[WHAT YOU WILL DO] Restate the data word for word and leave the images out.

-=-=-=-=-

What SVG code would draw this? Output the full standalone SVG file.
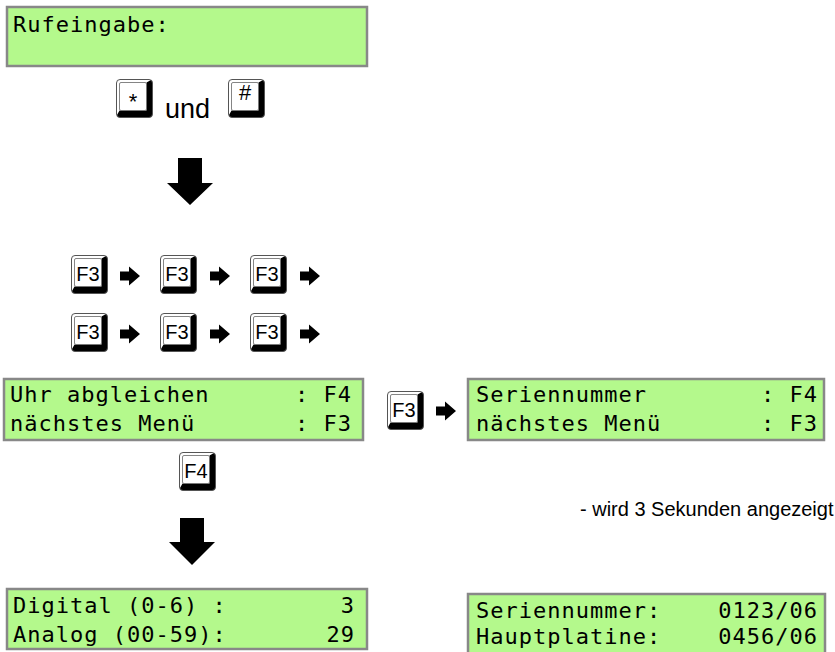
<svg xmlns="http://www.w3.org/2000/svg" width="835" height="652" viewBox="0 0 835 652">
<style>
.lcd{fill:#b4f98c;stroke:#888;stroke-width:2.5}
.lt{font-family:"DejaVu Sans Mono","Liberation Mono",monospace;font-size:22px;letter-spacing:1.0px;fill:#000;white-space:pre}
.kl{font-family:"Liberation Sans",Arial,sans-serif;font-size:20px;fill:#000;text-anchor:middle}
.ks{font-family:"Liberation Sans",Arial,sans-serif;font-size:22px;fill:#000;text-anchor:middle}
.tx{font-family:"Liberation Sans",Arial,sans-serif;fill:#000}
.ar{fill:#000}
</style>
<defs>
<g id="key">
<rect x="0.5" y="0.5" width="36" height="38" rx="3.5" fill="#fff"/>
<path d="M30.5,3.5 L35,1 Q36.5,1.5 36.5,4 L36.5,35 Q36.5,38.5 33,38.5 L4,38.5 Q1,38.5 1,36 L3.5,31.5 L30.5,31.5 Z" fill="#000"/>
<rect x="0.5" y="0.5" width="36" height="38" rx="3.5" fill="none" stroke="#555" stroke-width="1"/>
<rect x="3.5" y="3.5" width="27" height="28" rx="1.5" fill="#fff" stroke="#666" stroke-width="0.8"/>
</g>
<path id="rarr" d="M0,-4.5 H9 V-9.5 L20,0 L9,9.5 V4.5 H0 Z"/>
</defs>

<g id="lcd-rufeingabe">
<rect class="lcd" x="7" y="7" width="360" height="59"/>
<text class="lt" x="13" y="32" xml:space="preserve">Rufeingabe:</text>
</g>

<g id="key-star">
<use href="#key" x="116" y="79"/>
<text class="ks" x="133" y="109">*</text>
</g>
<g id="label-und">
<text class="tx" x="165" y="118" font-size="27">und</text>
</g>
<g id="key-hash">
<use href="#key" x="228" y="79"/>
<text class="ks" x="245" y="100">#</text>
</g>

<g id="f3-row1">
<use href="#key" x="71" y="255"/><text class="kl" x="88" y="281">F3</text>
<use href="#key" x="160" y="255"/><text class="kl" x="177" y="281">F3</text>
<use href="#key" x="250" y="255"/><text class="kl" x="267" y="281">F3</text>
</g>
<g id="f3-row2">
<use href="#key" x="71" y="313"/><text class="kl" x="88" y="339">F3</text>
<use href="#key" x="160" y="313"/><text class="kl" x="177" y="339">F3</text>
<use href="#key" x="250" y="313"/><text class="kl" x="267" y="339">F3</text>
</g>

<g id="lcd-uhr">
<rect class="lcd" x="4" y="379" width="359" height="61"/>
<text class="lt" x="10" y="402" xml:space="preserve">Uhr abgleichen      : F4</text>
<text class="lt" x="10" y="431" xml:space="preserve">nächstes Menü       : F3</text>
</g>

<g id="key-f3-side">
<use href="#key" x="387" y="391"/><text class="kl" x="404" y="417">F3</text>
</g>

<g id="lcd-serien-menu">
<rect class="lcd" x="468" y="379" width="356" height="61"/>
<text class="lt" x="476" y="402" xml:space="preserve">Seriennummer        : F4</text>
<text class="lt" x="476" y="431" xml:space="preserve">nächstes Menü       : F3</text>
</g>

<g id="key-f4">
<use href="#key" x="179" y="452"/><text class="kl" x="196" y="478">F4</text>
</g>

<g id="note">
<text class="tx" x="580" y="516" font-size="20">- wird 3 Sekunden angezeigt</text>
</g>

<g id="lcd-digital">
<rect class="lcd" x="7" y="589" width="360" height="60"/>
<text class="lt" x="13" y="613" xml:space="preserve">Digital (0-6) :        3</text>
<text class="lt" x="13" y="642" xml:space="preserve">Analog (00-59):       29</text>
</g>

<g id="lcd-serien-nr">
<rect class="lcd" x="468" y="594" width="357" height="61"/>
<text class="lt" x="476" y="618" xml:space="preserve">Seriennummer:    0123/06</text>
<text class="lt" x="476" y="644" xml:space="preserve">Hauptplatine:    0456/06</text>
</g>

<g id="connectors">
<path class="ar" d="M178,158 H202 V183 H213 L190,205 L167,183 H178 Z"/>
<path class="ar" d="M180,518 H204 V542 H215 L192,565 L169,542 H180 Z"/>
<use href="#rarr" x="120" y="276" class="ar"/>
<use href="#rarr" x="210" y="276" class="ar"/>
<use href="#rarr" x="300" y="276" class="ar"/>
<use href="#rarr" x="120" y="334" class="ar"/>
<use href="#rarr" x="210" y="334" class="ar"/>
<use href="#rarr" x="300" y="334" class="ar"/>
<use href="#rarr" x="436" y="411" class="ar"/>
</g>
</svg>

-=-=-=-=-

[FULL SOLUTION]
What SVG code would draw this? Output the full standalone SVG file.
<svg xmlns="http://www.w3.org/2000/svg" width="835" height="652" viewBox="0 0 835 652">
<style>
.lcd{fill:#b4f98c;stroke:#888;stroke-width:2.5}
.lt{font-family:"DejaVu Sans Mono","Liberation Mono",monospace;font-size:22px;letter-spacing:1.0px;fill:#000;white-space:pre}
.kl{font-family:"Liberation Sans",Arial,sans-serif;font-size:20px;fill:#000;text-anchor:middle}
.ks{font-family:"Liberation Sans",Arial,sans-serif;font-size:22px;fill:#000;text-anchor:middle}
.tx{font-family:"Liberation Sans",Arial,sans-serif;fill:#000}
.ar{fill:#000}
</style>
<defs>
<g id="key">
<rect x="0.5" y="0.5" width="36" height="38" rx="3.5" fill="#fff"/>
<path d="M30.5,3.5 L35,1 Q36.5,1.5 36.5,4 L36.5,35 Q36.5,38.5 33,38.5 L4,38.5 Q1,38.5 1,36 L3.5,31.5 L30.5,31.5 Z" fill="#000"/>
<rect x="0.5" y="0.5" width="36" height="38" rx="3.5" fill="none" stroke="#555" stroke-width="1"/>
<rect x="3.5" y="3.5" width="27" height="28" rx="1.5" fill="#fff" stroke="#666" stroke-width="0.8"/>
</g>
<path id="rarr" d="M0,-4.5 H9 V-9.5 L20,0 L9,9.5 V4.5 H0 Z"/>
</defs>

<g id="lcd-rufeingabe">
<rect class="lcd" x="7" y="7" width="360" height="59"/>
<text class="lt" x="13" y="32" xml:space="preserve">Rufeingabe:</text>
</g>

<g id="key-star">
<use href="#key" x="116" y="79"/>
<text class="ks" x="133" y="109">*</text>
</g>
<g id="label-und">
<text class="tx" x="165" y="118" font-size="27">und</text>
</g>
<g id="key-hash">
<use href="#key" x="228" y="79"/>
<text class="ks" x="245" y="100">#</text>
</g>

<g id="f3-row1">
<use href="#key" x="71" y="255"/><text class="kl" x="88" y="281">F3</text>
<use href="#key" x="160" y="255"/><text class="kl" x="177" y="281">F3</text>
<use href="#key" x="250" y="255"/><text class="kl" x="267" y="281">F3</text>
</g>
<g id="f3-row2">
<use href="#key" x="71" y="313"/><text class="kl" x="88" y="339">F3</text>
<use href="#key" x="160" y="313"/><text class="kl" x="177" y="339">F3</text>
<use href="#key" x="250" y="313"/><text class="kl" x="267" y="339">F3</text>
</g>

<g id="lcd-uhr">
<rect class="lcd" x="4" y="379" width="359" height="61"/>
<text class="lt" x="10" y="402" xml:space="preserve">Uhr abgleichen      : F4</text>
<text class="lt" x="10" y="431" xml:space="preserve">nächstes Menü       : F3</text>
</g>

<g id="key-f3-side">
<use href="#key" x="387" y="391"/><text class="kl" x="404" y="417">F3</text>
</g>

<g id="lcd-serien-menu">
<rect class="lcd" x="468" y="379" width="356" height="61"/>
<text class="lt" x="476" y="402" xml:space="preserve">Seriennummer        : F4</text>
<text class="lt" x="476" y="431" xml:space="preserve">nächstes Menü       : F3</text>
</g>

<g id="key-f4">
<use href="#key" x="179" y="452"/><text class="kl" x="196" y="478">F4</text>
</g>

<g id="note">
<text class="tx" x="580" y="516" font-size="20">- wird 3 Sekunden angezeigt</text>
</g>

<g id="lcd-digital">
<rect class="lcd" x="7" y="589" width="360" height="60"/>
<text class="lt" x="13" y="613" xml:space="preserve">Digital (0-6) :        3</text>
<text class="lt" x="13" y="642" xml:space="preserve">Analog (00-59):       29</text>
</g>

<g id="lcd-serien-nr">
<rect class="lcd" x="468" y="594" width="357" height="61"/>
<text class="lt" x="476" y="618" xml:space="preserve">Seriennummer:    0123/06</text>
<text class="lt" x="476" y="644" xml:space="preserve">Hauptplatine:    0456/06</text>
</g>

<g id="connectors">
<path class="ar" d="M178,158 H202 V183 H213 L190,205 L167,183 H178 Z"/>
<path class="ar" d="M180,518 H204 V542 H215 L192,565 L169,542 H180 Z"/>
<use href="#rarr" x="120" y="276" class="ar"/>
<use href="#rarr" x="210" y="276" class="ar"/>
<use href="#rarr" x="300" y="276" class="ar"/>
<use href="#rarr" x="120" y="334" class="ar"/>
<use href="#rarr" x="210" y="334" class="ar"/>
<use href="#rarr" x="300" y="334" class="ar"/>
<use href="#rarr" x="436" y="411" class="ar"/>
</g>
</svg>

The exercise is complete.